The colleges of nursing and allied health professions at the University of Nebraska Medical Center have conducted a series of collaborative projects studying ways in which web- and technology-based interventions can help rural women improve their own health — but what about rural men?
They face many of the same health problems and disparities as their female counterparts. The UNMC team set out to see if technology, with a few tweaks, could similarly help rural men.
A pilot study of 12 men in rural northeast Nebraska gave participants FitBit One activity trackers, targeted text-message reminders, and a self-monitoring app to log their food intake and to monitor the progress of their (anonymous) fellow participants.
The study, “Acceptability of mHealth Technology for Self-Monitoring Eating and Activity among Rural Men” tracked 12 men in northeast Nebraska, ages 40-67, who were either overweight or obese, for 21 days. Nine of the 12 men wore the monitor all 21 days, two wore it 9 and 15 days, respectively, and one lost the monitor.
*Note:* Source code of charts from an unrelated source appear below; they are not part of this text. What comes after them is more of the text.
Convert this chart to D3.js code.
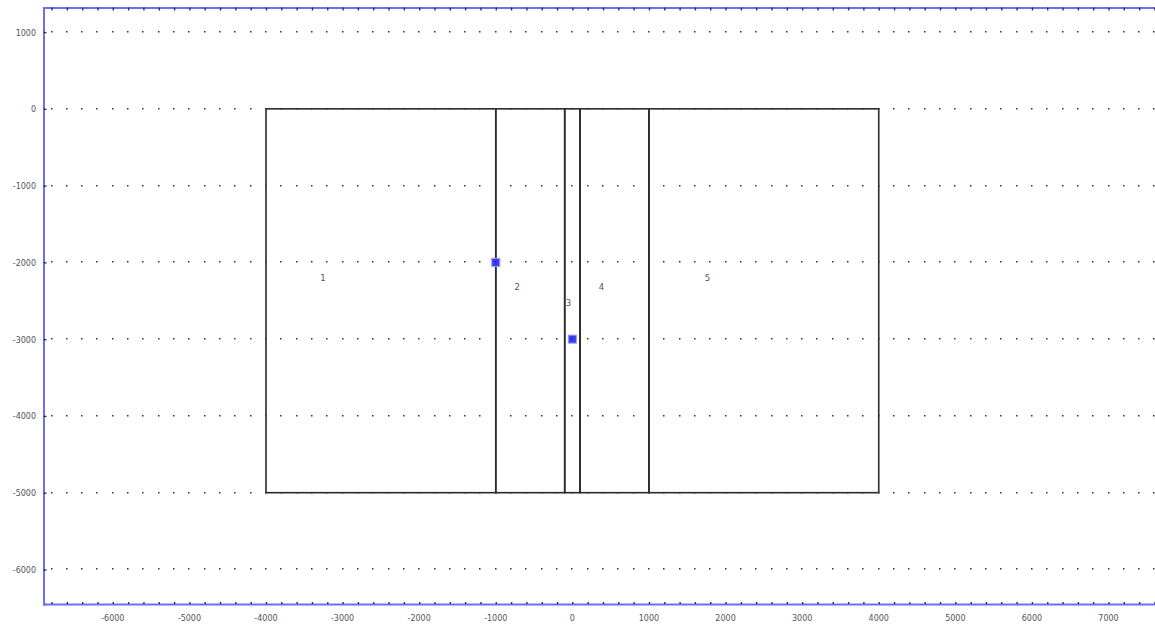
<!DOCTYPE html>
<html>
<head>
<meta charset="utf-8">
<script src="https://cdn.jsdelivr.net/npm/d3@7"></script>
<style>
  html, body { margin: 0; padding: 0; background: #fff; }
  svg { display: block; }
  text { font-family: "DejaVu Sans", sans-serif; }
</style>
</head>
<body>
<svg id="chart" width="1155" height="630"></svg>
<script>
// ---- data ----
const domainX0 = [-4000, -1000, -100, 100, 1000];
const domainX1 = [-1000, -100, 100, 1000, 4000];
const domainY0 = [0, 0, 0, 0, 0];
const domainY1 = [-5000, -5000, -5000, -5000, -5000];
const domainLabels = ["1", "2", "3", "4", "5"];
const labelX = [-3255, -720, -50, 380, 1765];
const labelY = [-2200, -2320, -2530, -2320, -2200];
const pointX = [-1000, 0];
const pointY = [-2000, -3000];
const xTickLabels = [-6000, -5000, -4000, -3000, -2000, -1000, 0, 1000, 2000, 3000, 4000, 5000, 6000, 7000];
const yTickLabels = [1000, 0, -1000, -2000, -3000, -4000, -5000, -6000];
const xMinorTicks = d3.range(-6800, 7601, 200);

// ---- layout ----
const W = 1155, H = 630;
const padLeft = 43.5, padTop = 7.5, padBottom = 604;
const x = d3.scaleLinear().domain([-6905, 7607]).range([padLeft, W]);
const y = d3.scaleLinear().domain([1320, -6450]).range([padTop, padBottom]);

const svg = d3.select("#chart");

// domain boundaries
const gLines = svg.append("g");
domainX0.forEach((x0, i) => {
  gLines.append("rect")
    .attr("x", x(x0))
    .attr("y", y(domainY0[i]))
    .attr("width", x(domainX1[i]) - x(x0))
    .attr("height", y(domainY1[i]) - y(domainY0[i]))
    .attr("fill", "none")
    .attr("stroke", "#2a2a2a")
    .attr("stroke-width", 1.6);
});

// points
svg.append("g").selectAll("rect")
  .data(pointX.map((px, i) => [px, pointY[i]]))
  .join("rect")
  .attr("x", d => x(d[0]) - 4)
  .attr("y", d => y(d[1]) - 4)
  .attr("width", 8).attr("height", 8)
  .attr("fill", "#3b3bf5")
  .attr("stroke", "#9a9aff")
  .attr("stroke-width", 1);

// grid dots on top
const dotData = [];
yTickLabels.forEach(yv => xMinorTicks.forEach(xv => dotData.push([xv, yv])));
svg.append("g").selectAll("rect")
  .data(dotData)
  .join("rect")
  .attr("x", d => Math.round(x(d[0])) - 1)
  .attr("y", d => Math.round(y(d[1])) - 1)
  .attr("width", 1.5).attr("height", 1.5)
  .attr("fill", "#333");

// domain labels
svg.append("g").selectAll("text")
  .data(domainLabels)
  .join("text")
  .attr("x", (d, i) => x(labelX[i]))
  .attr("y", (d, i) => y(labelY[i]))
  .attr("text-anchor", "middle")
  .attr("dominant-baseline", "central")
  .attr("font-size", 8.5)
  .attr("fill", "#555")
  .text(d => d);

// axes
const axisColor = "#6e6ef5";
const gA = svg.append("g");
// top axis
const topAxis = d3.axisBottom(x).tickValues(xMinorTicks).tickSize(3).tickFormat("");
gA.append("g").attr("transform", `translate(0,${padTop})`).call(topAxis)
  .call(g => g.select(".domain").attr("stroke", axisColor).attr("stroke-width", 2))
  .call(g => g.selectAll(".tick line").attr("stroke", "#333").attr("stroke-width", 1.4));
// bottom axis
const botAxis = d3.axisTop(x).tickValues(xMinorTicks).tickSize(2).tickFormat("");
gA.append("g").attr("transform", `translate(0,${padBottom})`).call(botAxis)
  .call(g => g.select(".domain").attr("stroke", axisColor).attr("stroke-width", 2))
  .call(g => g.selectAll(".tick line").attr("stroke", "#333").attr("stroke-width", 1.4));
// bottom labels
gA.append("g").selectAll("text")
  .data(xTickLabels)
  .join("text")
  .attr("x", d => x(d))
  .attr("y", 618)
  .attr("text-anchor", "middle")
  .attr("dominant-baseline", "central")
  .attr("font-size", 8)
  .attr("fill", "#555")
  .text(d => d);
// left axis
const leftAxis = d3.axisRight(y).tickValues(yTickLabels).tickSize(3).tickFormat("");
gA.append("g").attr("transform", `translate(${padLeft},0)`).call(leftAxis)
  .call(g => g.select(".domain").attr("stroke", axisColor).attr("stroke-width", 2))
  .call(g => g.selectAll(".tick line").attr("stroke", "#333").attr("stroke-width", 1.4));
gA.append("g").selectAll("text")
  .data(yTickLabels)
  .join("text")
  .attr("x", 36)
  .attr("y", d => y(d) + 1)
  .attr("text-anchor", "end")
  .attr("dominant-baseline", "central")
  .attr("font-size", 8)
  .attr("fill", "#555")
  .text(d => d);
</script>
</body>
</html>
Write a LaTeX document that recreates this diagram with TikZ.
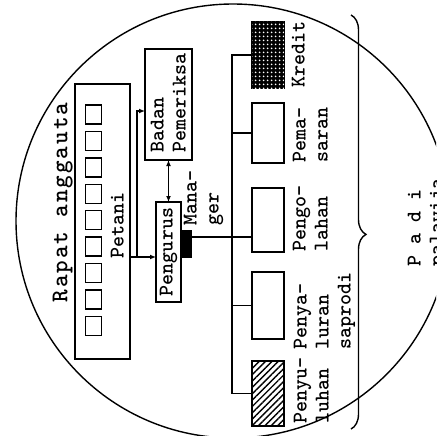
\documentclass[tikz,border=0pt]{standalone}
\usepackage{fontspec}
\usepackage{tikz}
\usetikzlibrary{positioning, calc, arrows.meta}
\usetikzlibrary{decorations.pathreplacing}
\usetikzlibrary{patterns, patterns.meta}
\tikzset{every picture/.append style={line width=1.4pt}}
\newfontfamily\ketik{lmmonolt10-bold.otf}
\newfontfamily\ketikbesar[LetterSpace=8]{lmmonolt10-bold.otf}
\newcommand{\lblfont}{\fontsize{21}{22}\selectfont\ketik}
\newcommand{\bigfont}{\fontsize{24}{26}\selectfont\ketikbesar}
\tikzset{
    box/.style={draw, inner sep=0pt, outer sep=0pt},
    lbl/.style={rotate=90, anchor=north west, inner sep=0pt, align=left, font=\lblfont},
    tip/.style={-{Latex[length=6pt,width=5pt]}}
}

\begin{document}
\begin{tikzpicture}[x=1pt, y=-1pt]
    \useasboundingbox (0,0) rectangle (436,436);
    \clip (0,0) rectangle (436,436);
    \draw (233,221) circle[radius=217pt];

    \node[box, minimum width=55pt, minimum height=275pt] (rapat) at (102.5,221.5) {};
    \node[lbl, font=\bigfont] (rapatlbl) at (52,303) {Rapat anggauta};
    \foreach \i in {0,...,8}
        \node[box, minimum width=16pt, minimum height=19pt] (petani\i) at (93.5,114.5+26.4*\i) {};
    \node[lbl] (petanilbl) at (110,259) {Petani};

    \node[box, minimum width=25pt, minimum height=100pt] (pengurus) at (168.5,252) {};
    \node[lbl, anchor=center] (penguruslbl) at (pengurus) {Pengurus};
    \node[box, fill=black, minimum width=10pt, minimum height=26pt] (manajer) at (186,244) {};
    \node[lbl] (manajerlbl) at (183,226) {Mana-\\ger};
    \node[box, minimum width=47pt, minimum height=111pt] (badan) at (168.5,104.5) {};
    \node[lbl] (badanlbl) at (150,153) {Badan\\Pemeriksa};

    \node[box, minimum width=32pt, minimum height=66pt, fill=black,
          postaction={pattern={Dots[distance=4pt, radius=1.1pt]}, pattern color=white}] (kredit) at (268,55) {};
    \node[box, minimum width=32pt, minimum height=60pt] (pemasaran) at (268,133) {};
    \node[box, minimum width=32pt, minimum height=64pt] (pengolahan) at (268,220) {};
    \node[box, minimum width=32pt, minimum height=67pt] (penyaluran) at (268,305.5) {};
    \node[box, minimum width=32pt, minimum height=65pt,
          pattern={Lines[angle=45, distance=4.5pt, line width=1.4pt]}] (penyuluhan) at (268,393.5) {};

    \node[lbl] (kreditlbl) at (291,88) {Kredit};
    \node[lbl] (pemasaranlbl) at (292,163) {Pema-\\saran};
    \node[lbl] (pengolahanlbl) at (292,252) {Pengo-\\lahan};
    \node[lbl] (penyaluranlbl) at (293,350) {Penya-\\luran\\saprodi};
    \node[lbl] (penyuluhanlbl) at (293,424) {Penyu-\\luhan};
    \node[lbl] (komoditas) at (407,267) {P a d i\\palawija};

    \coordinate (cabang) at (137,257);
    \coordinate (jalur) at (232,237);
    \draw[tip] (rapat.east |- cabang) -- (pengurus.west |- cabang);
    \draw[tip] (cabang) |- ($(badan.west)+(0,6.5)$);
    \draw[{Latex[length=6pt,width=5pt]}-{Latex[length=6pt,width=5pt]}] (pengurus.north) -- (badan.south);
    \draw (manajer.east |- jalur) -- (pengolahan.west |- jalur);
    \draw (kredit.west) -| (jalur) |- (penyuluhan.west);
    \draw (pemasaran.west) -- (pemasaran.west -| jalur);
    \draw (penyaluran.west) -- (penyaluran.west -| jalur);

    \draw[decorate, decoration={brace, amplitude=15pt, aspect=0.53}] (351,15) -- (351,429);
\end{tikzpicture}
\end{document}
The study, which was published recently in the journal Public Health Nursing, was the first known study involving text messages as an intervention for rural men. Its goal was to examine the feasibility and acceptability of the use of health-related text messages and an activity monitor with its companion app to self-monitor eating and activity as perceived by rural men.
“The opportunity to work with rural men and learn their preferences for mHealth (mobile health) technology use in self-monitoring eating and activity has been invaluable,” said Christine Eisenhauer, Ph.D., co-principal investigator of the grant and assistant professor in the UNMC College of Nursing Northern Division in Norfolk.
“We have applied the men’s feedback into the design of our upcoming study to ensure that the self-monitoring technologies are relevant to rural men and usable across their varied work roles and settings. Our next step is to determine how effective these self-monitoring technologies are in achieving weight loss and weight maintenance among rural men.”
Participants responded that while there were kinks to work out, the activity trackers kept them motivated, the text messages were largely well received and the technology mostly easy enough to use.
“When I get (texts) in the mornings, it’s kind of a nice thing to see someone say something motivational,” one participant said.
Weak cell signals in rural areas meant sometimes texts were late. In single-computer households they had to wait until others got off the Internet. But, family and even co-workers were supportive, even troubleshooting the technology.
Some admitted to being so hooked, they checked their steps five times a day. But, trackers fell off when doing jobs involving stooping or carrying. And they didn’t measure the true physical difficulty of some farm tasks or award 2,000 steps for tractor vibration.
The calories app had numbers for fast food, but not, as one participant said for “Tater-Tot casserole or T-bone the size of a dinner plate.”
Participants likely got in more steps during the study period if it was during the “non-peak” farming season. Busy times make it tougher to live healthy.
“You go check cows in the middle of the night and you grab a pop and a sandwich,” one participant said.
Same with inactive leisure activities, like sitting in a deer stand. “I gain 30 pounds every deer season,” one said.
They enjoyed comparing their activity with other participants, and would like it even more, “If you got a group of people that you knew and who knew everybody and it was a competition,” one said. Like fantasy football!
Likewise, investigators strived to maintain a masculine tone with the study’s messaging, leavened by humor, to better reach the men. “Aerobic activity,” for example, didn’t connect.
“I don’t do aerobics,” one participant said.
The study was funded by the College of Allied Health Professions Pilot Grant Award, the Pullen Development Account and the Northeast Nebraska Fund for Excellence.
Patricia Hageman, Ph.D., professor, physical therapy education, in the UNMC College of Allied Health Professions, was co-principal investigator on the grant. Other collaborators included: Sheri Rowland, doctoral student, UNMC College of Nursing; Betsy Becker, D.P.T., College of Allied Health Professions; Susan Barnason, Ph.D., College of Nursing Lincoln Division; and Carol Pullen, Ed.D., College of Nursing Omaha Division.